Quelle est sa raison d’être ?

« Fédérer des énergies, des auteurs, enseignants-chercheurs autour de projets liés à l’olympisme et au paralympisme. A travers des conférences, la réalisation d’ouvrages, d’études de recherche consacrés à la bonne gouvernance, au management, l’éthique des organisations sportives. Nous obtenons régulièrement des allocations de recherche pour des doctorants.

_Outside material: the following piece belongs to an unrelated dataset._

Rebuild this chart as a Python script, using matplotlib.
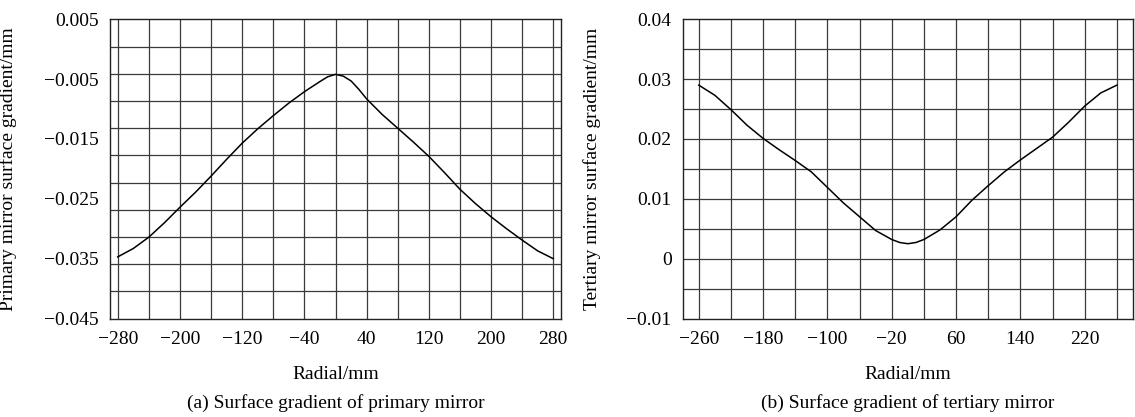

Par exemple, une actuellement d’actualité, ouverte pour cerner le devenir de la motivation, de l’engagement des 45 000 volontaires des JOP de Paris : dans quelle mesure leur investissement peut aller au-delà de l’événement et profiter à l’ensemble du sport français ? Des vues d’ensemble nécessaires pour pérenniser le souffle de l’esprit olympique en France à l’occasion de Paris 2024. Rappelons que le CIO fédère 206 pays, c’est-à-dire plus que l’ONU, autour d’une charte portant ses trois valeurs officielles : « amitié », « respect », « excellence », doublées désormais de celles paralympiques : « détermination », « égalité », « inspiration », « courage ». »

« Il faut prendre du recul »

Nicolas Chanavat : « Il faut retenir qu’environ 90 % des revenus seront, in fine, reversés à la pratique sportive, à des athlètes et des clubs sportifs ». ©Université de Rouen Normandie

Les Jeux sont perçus par beaucoup comme ayant dérivé vers un vaste et juteux business éloigné de ces valeurs, profitant à quelques-uns. Pouvez-vous expliquer comment fonctionne le CIO, le Comité international olympique, et où va l’argent capté par les JOP ?

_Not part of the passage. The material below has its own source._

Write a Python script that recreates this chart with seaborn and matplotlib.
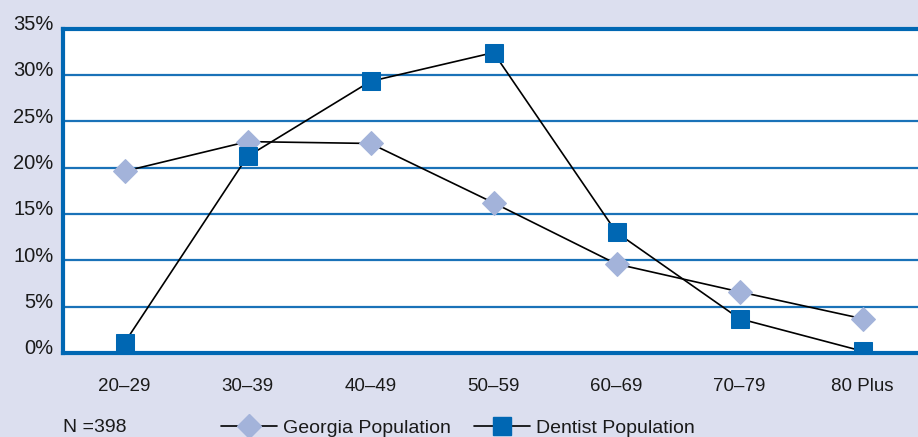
import numpy as np
import pandas as pd
import matplotlib
matplotlib.use("Agg")
import matplotlib.pyplot as plt
import matplotlib.transforms as mtransforms
from matplotlib.lines import Line2D
import seaborn as sns

# Age distribution data (percent of population)
age_groups = ["20\u201329", "30\u201339", "40\u201349", "50\u201359", "60\u201369", "70\u201379", "80 Plus"]
georgia_pct = [19.6, 22.8, 22.6, 16.2, 9.6, 6.6, 3.7]
dentist_pct = [1.1, 21.2, 29.3, 32.4, 13.0, 3.7, 0.2]
y_ticks = [0, 5, 10, 15, 20, 25, 30, 35]
sample_note = "N =398"

BG = "#DCDFEF"
BLUE = "#0067B3"
GRID = "#1A72B8"
LIGHT = "#A3B3DA"
TEXT = "#1a1a1a"

sns.set_theme(style="white")
plt.rcParams["font.family"] = ["Liberation Sans", "DejaVu Sans"]

fig = plt.figure(figsize=(9.18, 4.37), dpi=100, facecolor=BG)
W, H = 918, 437
ax = fig.add_axes([63 / W, (H - 353) / H, (924 - 63) / W, (353 - 28.5) / H])
ax.set_facecolor("white")

df = pd.DataFrame({
    "pos": np.arange(len(age_groups)),
    "Georgia Population": georgia_pct,
    "Dentist Population": dentist_pct,
})

for tk in y_ticks[1:-1]:
    ax.axhline(tk, color=GRID, lw=1.6, zorder=1)

diamond_kw = dict(marker="D", markersize=12.3, markerfacecolor=LIGHT, markeredgecolor=LIGHT)
square_kw = dict(marker="s", markersize=12.7, markerfacecolor=BLUE, markeredgecolor=BLUE)

sns.lineplot(data=df, x="pos", y="Georgia Population", ax=ax, color="black", lw=1.2,
             zorder=3, **diamond_kw)
sns.lineplot(data=df, x="pos", y="Dentist Population", ax=ax, color="black", lw=1.2,
             zorder=4, **square_kw)

ax.set_xlim(-0.5, len(age_groups) - 0.5)
ax.set_ylim(0, 35)
ax.set_xlabel("")
ax.set_ylabel("")

for side in ["left", "bottom", "top"]:
    ax.spines[side].set_visible(True)
    ax.spines[side].set_color(BLUE)
    ax.spines[side].set_linewidth(3)
ax.spines["right"].set_visible(False)

ax.set_yticks(y_ticks)
ax.set_yticklabels([f"{t}%" for t in y_ticks], fontsize=14.5, color=TEXT)
ax.set_xticks(df["pos"])
ax.set_xticklabels(age_groups, fontsize=13.5, color=TEXT)
ax.tick_params(axis="both", length=0)
ax.tick_params(axis="y", pad=7)
ax.tick_params(axis="x", pad=18)

# lift y labels slightly above their gridlines
shift = mtransforms.ScaledTranslation(0, 6 / 100, fig.dpi_scale_trans)
for lbl in ax.get_yticklabels():
    lbl.set_transform(lbl.get_transform() + shift)

fig.text(63 / W, 1 - 428 / H, sample_note, fontsize=14, color=TEXT,
         ha="left", va="center")

legend_y = 1 - 428 / H
entries = [
    (Line2D([0], [0], color="black", lw=1.2, **diamond_kw), "Georgia Population", 221),
    (Line2D([0], [0], color="black", lw=1.2, **square_kw), "Dentist Population", 474),
]
for handle, label, x0 in entries:
    fig.legend([handle], [label], loc="center left", bbox_to_anchor=(x0 / W, legend_y),
               frameon=False, fontsize=14, handlelength=2.9, handletextpad=0.3,
               labelcolor=TEXT, borderaxespad=0, borderpad=0)

fig.savefig("out.png", dpi=100, facecolor=BG)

« Créé par le Français Pierre de Coubertin, le CIO est une entité relevant du droit suisse, basée à Lausanne, de droit privé mais sous statut associatif et à but non lucratif. Chaque pays adhérent compte lui-même un comité national olympique et ses déclinaisons locales (comités régionaux puis départementaux en France, Ndlr). Le fonctionnement peut ne pas paraître très simple de l’extérieur. Côté argent, le JO de Paris, ce sont effectivement 5 milliards de revenus à 75 % apportés par les droits télés et à 20 % par les 63 sponsors temporaires liés à l’édition (le CIO compte 14 sponsors permanents, Ndlr) mais il faut retenir qu’environ 90 % de ces revenus seront, in fine, reversés à la pratique sportive, à des athlètes et des clubs sportifs, souvent très modestes, le reste servant, oui, à faire « tourner » une institution d’échelle internationale. Mais pour l’essentiel donc, c’est ce qui va financer – par exemple – la formation dispensée par tel comité local français à tel club de telle commune et de telle discipline. »

Sans même parler des très graves accusations* portées régulièrement sur le CIO, le suivi de l’organisation à notre échelle locale accouche du constat d’une communication verrouillée, pour ne pas dire confisquée jusqu’à l’absurde, d’une attitude plus que tatillonne avec les collectivités, voire de simples écoliers, comme ces cas de dessins demandés pour le passage de la flamme recalés parce qu’ils représentaient les anneaux… N’est-on pas là très, très loin des valeurs citées plus haut ?

« On parle d’une immense machine avec donc certes, peut-être des défauts. Pour ce qui est des cas locaux auxquels vous faites allusion, je ne les connais pas et je ne peux donc pas les commenter. Reste que l’apport des JO, moi, sincèrement, j’y crois. Au-delà des tracasseries, il faut prendre du recul. Je suis convaincu que la cohésion sociale qu’apportent ces jeux n’est pas une gageure. Il faut bien avoir en tête qu’un certain nombre de difficultés, de limites, de complications sont aussi liées, justement, à une démarche d’ouverture proactive très marquée, inédite même, via cette édition. C’est la première fois que le parcours de la flamme prend cette ampleur, dans autant de territoires avec pas moins de 10 000 relais, que les Jeux se déconcentrent autant depuis l’épicentre, Paris (épreuves aussi à Lyon, Nantes, Marseille, Bordeaux, Lille, Tahiti et donc Saint-Etienne, Ndlr). C’est la première fois encore que l’on parle nettement des « JOP », jeux olympiques et paralympiques, qu’il y a une parité de représentation entre le nombre d’athlètes masculins et féminins. On peut ajouter à cet aspect innovant – y compris au niveau des disciplines avec le breakdance – une dimension culturelle, sociétale poussée. Pour moi, c’est du positif qu’il faut retenir avant tout.» 

* Des articles et ouvrages d’investigation à ce sujet s’en font régulièrement l’écho, comme récemment l’ouvrage de Romain Molina, lui-même parfois accusé de complotisme, à propos de l’édition 2024 de Paris : Le livre noir des Jeux olympiques.